Directions for this task: Collect every line that includes the string "code".

** START OF Records for processing **

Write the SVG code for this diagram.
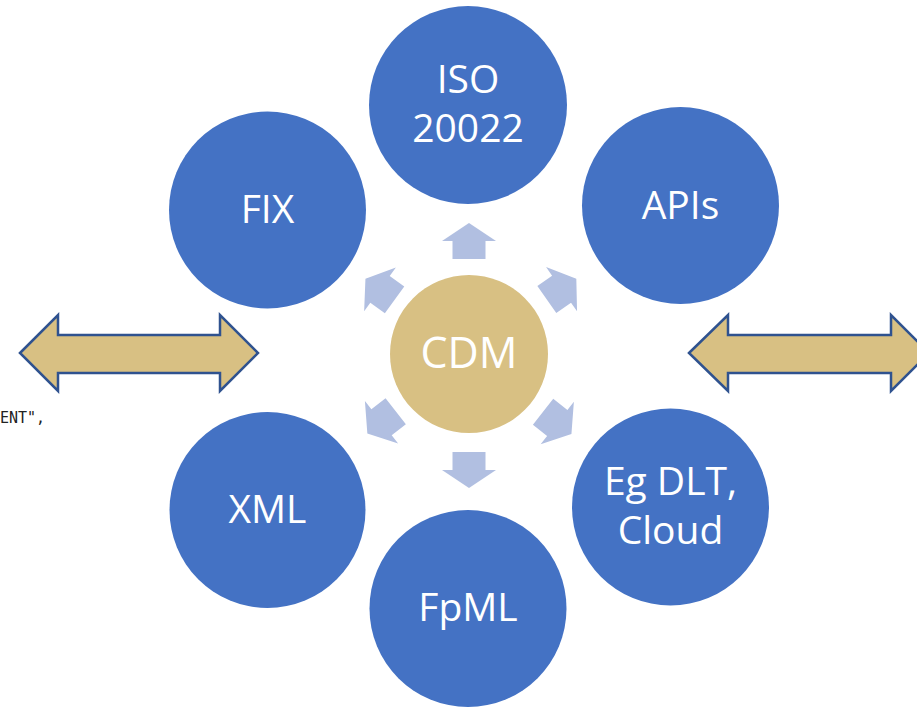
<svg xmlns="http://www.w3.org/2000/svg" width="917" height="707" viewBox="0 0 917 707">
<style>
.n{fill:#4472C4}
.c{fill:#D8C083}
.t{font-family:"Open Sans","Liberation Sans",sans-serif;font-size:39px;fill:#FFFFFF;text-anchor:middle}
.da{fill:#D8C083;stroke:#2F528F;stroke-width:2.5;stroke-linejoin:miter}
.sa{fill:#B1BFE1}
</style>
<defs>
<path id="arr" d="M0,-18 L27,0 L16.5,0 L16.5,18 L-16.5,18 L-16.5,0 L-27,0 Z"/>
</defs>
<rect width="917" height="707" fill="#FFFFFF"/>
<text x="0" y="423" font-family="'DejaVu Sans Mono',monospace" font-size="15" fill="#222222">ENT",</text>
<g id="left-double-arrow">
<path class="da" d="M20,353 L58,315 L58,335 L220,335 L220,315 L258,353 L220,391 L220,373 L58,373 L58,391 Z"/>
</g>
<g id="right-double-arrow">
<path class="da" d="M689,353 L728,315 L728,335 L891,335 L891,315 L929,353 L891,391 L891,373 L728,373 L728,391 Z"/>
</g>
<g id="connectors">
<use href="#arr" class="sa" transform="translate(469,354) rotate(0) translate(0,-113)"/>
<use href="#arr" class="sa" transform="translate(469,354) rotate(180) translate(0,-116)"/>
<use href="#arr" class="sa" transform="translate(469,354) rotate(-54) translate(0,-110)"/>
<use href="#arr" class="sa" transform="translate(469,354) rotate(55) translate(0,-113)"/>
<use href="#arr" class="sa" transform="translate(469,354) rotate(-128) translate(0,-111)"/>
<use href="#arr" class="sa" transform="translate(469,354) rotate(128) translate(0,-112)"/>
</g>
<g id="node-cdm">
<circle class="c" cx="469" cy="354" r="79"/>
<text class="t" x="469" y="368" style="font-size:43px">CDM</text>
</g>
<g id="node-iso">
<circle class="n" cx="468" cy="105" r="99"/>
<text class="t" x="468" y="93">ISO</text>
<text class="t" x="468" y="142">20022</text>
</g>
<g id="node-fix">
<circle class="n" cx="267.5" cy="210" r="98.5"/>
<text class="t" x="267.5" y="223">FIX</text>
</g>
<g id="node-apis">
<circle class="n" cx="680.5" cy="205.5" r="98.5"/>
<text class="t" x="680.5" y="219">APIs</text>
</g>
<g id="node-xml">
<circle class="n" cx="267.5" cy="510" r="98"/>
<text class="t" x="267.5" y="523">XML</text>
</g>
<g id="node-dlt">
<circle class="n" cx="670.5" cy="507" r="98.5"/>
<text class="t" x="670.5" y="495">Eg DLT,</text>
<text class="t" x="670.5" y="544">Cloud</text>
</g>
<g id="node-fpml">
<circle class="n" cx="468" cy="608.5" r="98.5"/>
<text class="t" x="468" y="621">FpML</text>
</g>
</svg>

** END OF Records for processing **
** START OF Records for processing **

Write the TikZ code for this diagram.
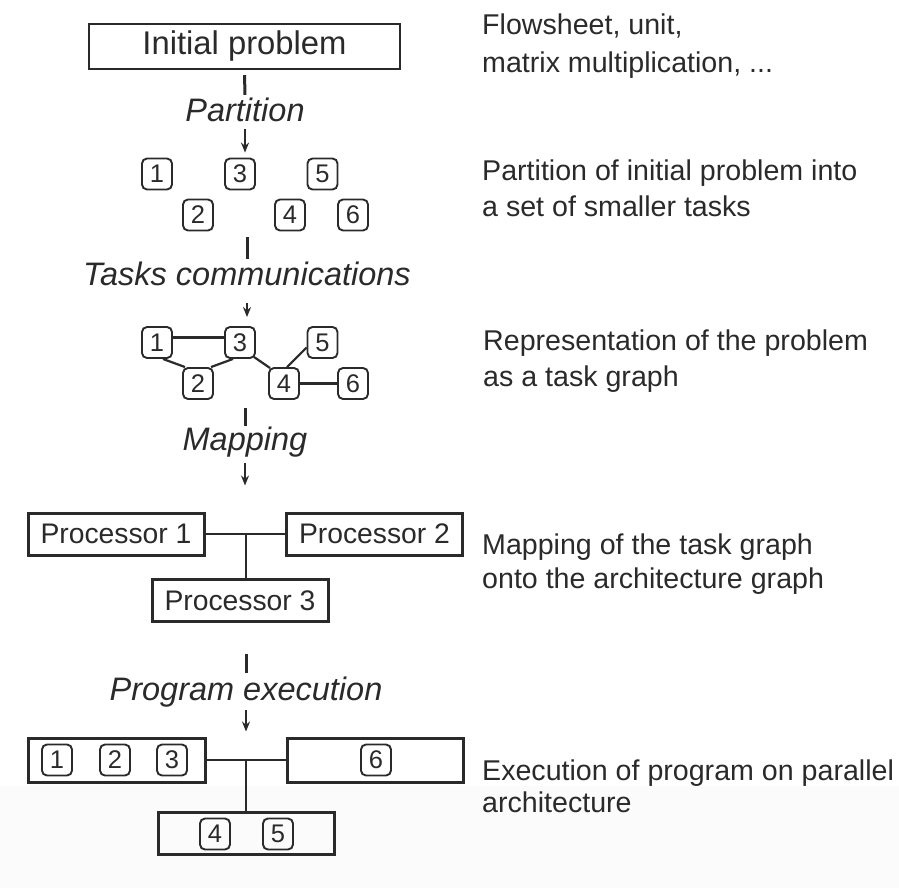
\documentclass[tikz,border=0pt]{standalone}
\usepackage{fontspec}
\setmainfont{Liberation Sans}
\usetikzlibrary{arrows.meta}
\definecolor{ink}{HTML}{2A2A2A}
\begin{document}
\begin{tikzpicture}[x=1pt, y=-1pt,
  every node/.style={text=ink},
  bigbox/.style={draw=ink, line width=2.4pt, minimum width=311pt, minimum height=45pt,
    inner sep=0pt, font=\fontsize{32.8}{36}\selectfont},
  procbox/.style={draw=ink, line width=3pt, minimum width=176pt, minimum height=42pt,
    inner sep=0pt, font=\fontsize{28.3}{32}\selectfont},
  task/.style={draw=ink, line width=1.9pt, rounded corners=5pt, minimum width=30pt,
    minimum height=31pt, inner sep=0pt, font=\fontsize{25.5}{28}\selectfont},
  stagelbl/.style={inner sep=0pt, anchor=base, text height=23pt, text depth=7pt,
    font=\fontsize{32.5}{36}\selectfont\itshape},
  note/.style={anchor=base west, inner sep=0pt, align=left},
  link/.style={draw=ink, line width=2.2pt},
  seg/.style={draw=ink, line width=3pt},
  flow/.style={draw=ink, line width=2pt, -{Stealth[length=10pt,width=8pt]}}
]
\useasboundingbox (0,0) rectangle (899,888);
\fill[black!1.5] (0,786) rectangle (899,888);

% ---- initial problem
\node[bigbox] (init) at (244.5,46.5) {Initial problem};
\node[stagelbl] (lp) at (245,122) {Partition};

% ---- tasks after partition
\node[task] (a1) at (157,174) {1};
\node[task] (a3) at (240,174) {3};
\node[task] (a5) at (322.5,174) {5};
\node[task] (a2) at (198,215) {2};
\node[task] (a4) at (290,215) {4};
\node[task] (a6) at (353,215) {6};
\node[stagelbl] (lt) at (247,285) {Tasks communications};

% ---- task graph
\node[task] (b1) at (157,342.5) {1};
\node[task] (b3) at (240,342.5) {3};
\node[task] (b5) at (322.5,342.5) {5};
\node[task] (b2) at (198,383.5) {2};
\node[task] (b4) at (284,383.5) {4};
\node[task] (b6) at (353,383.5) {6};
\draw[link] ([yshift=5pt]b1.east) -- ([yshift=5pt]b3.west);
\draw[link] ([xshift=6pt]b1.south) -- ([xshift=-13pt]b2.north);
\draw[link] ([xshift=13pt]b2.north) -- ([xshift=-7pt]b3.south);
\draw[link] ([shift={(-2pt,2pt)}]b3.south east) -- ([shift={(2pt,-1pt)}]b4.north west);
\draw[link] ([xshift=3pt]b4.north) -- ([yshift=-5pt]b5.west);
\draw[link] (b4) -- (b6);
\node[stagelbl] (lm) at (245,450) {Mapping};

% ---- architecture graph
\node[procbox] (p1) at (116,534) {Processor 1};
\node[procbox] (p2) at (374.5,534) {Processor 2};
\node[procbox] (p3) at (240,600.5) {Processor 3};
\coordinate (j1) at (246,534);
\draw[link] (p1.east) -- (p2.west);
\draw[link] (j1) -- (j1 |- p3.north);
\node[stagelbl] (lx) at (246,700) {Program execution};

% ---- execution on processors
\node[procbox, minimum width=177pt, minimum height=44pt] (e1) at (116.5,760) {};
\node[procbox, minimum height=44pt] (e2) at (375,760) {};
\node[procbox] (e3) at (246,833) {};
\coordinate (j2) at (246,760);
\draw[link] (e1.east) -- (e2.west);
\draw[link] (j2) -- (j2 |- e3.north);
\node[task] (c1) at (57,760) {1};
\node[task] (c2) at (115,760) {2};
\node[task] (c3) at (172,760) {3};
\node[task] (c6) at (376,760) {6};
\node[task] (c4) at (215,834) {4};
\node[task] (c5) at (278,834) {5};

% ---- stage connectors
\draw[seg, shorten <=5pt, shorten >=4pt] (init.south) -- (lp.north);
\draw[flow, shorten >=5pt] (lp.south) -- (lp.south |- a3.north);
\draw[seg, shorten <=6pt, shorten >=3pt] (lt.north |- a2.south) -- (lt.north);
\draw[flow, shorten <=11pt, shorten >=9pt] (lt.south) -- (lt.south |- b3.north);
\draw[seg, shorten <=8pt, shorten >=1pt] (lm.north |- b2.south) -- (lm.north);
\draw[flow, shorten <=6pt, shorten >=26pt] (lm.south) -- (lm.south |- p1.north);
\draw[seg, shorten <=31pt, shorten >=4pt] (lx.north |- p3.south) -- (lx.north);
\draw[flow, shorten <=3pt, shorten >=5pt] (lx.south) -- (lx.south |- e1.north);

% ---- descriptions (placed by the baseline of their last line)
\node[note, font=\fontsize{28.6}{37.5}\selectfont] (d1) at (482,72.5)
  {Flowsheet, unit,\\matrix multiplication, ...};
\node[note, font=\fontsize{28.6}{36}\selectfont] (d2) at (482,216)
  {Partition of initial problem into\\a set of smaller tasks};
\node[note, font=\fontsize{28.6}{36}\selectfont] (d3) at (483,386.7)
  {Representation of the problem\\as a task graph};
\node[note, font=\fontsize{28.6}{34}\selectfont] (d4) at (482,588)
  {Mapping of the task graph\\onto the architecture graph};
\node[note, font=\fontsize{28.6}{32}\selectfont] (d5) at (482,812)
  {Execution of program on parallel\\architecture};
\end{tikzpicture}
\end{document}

** END OF Records for processing **

The solution:
Write the SVG code for this diagram.
Write the TikZ code for this diagram.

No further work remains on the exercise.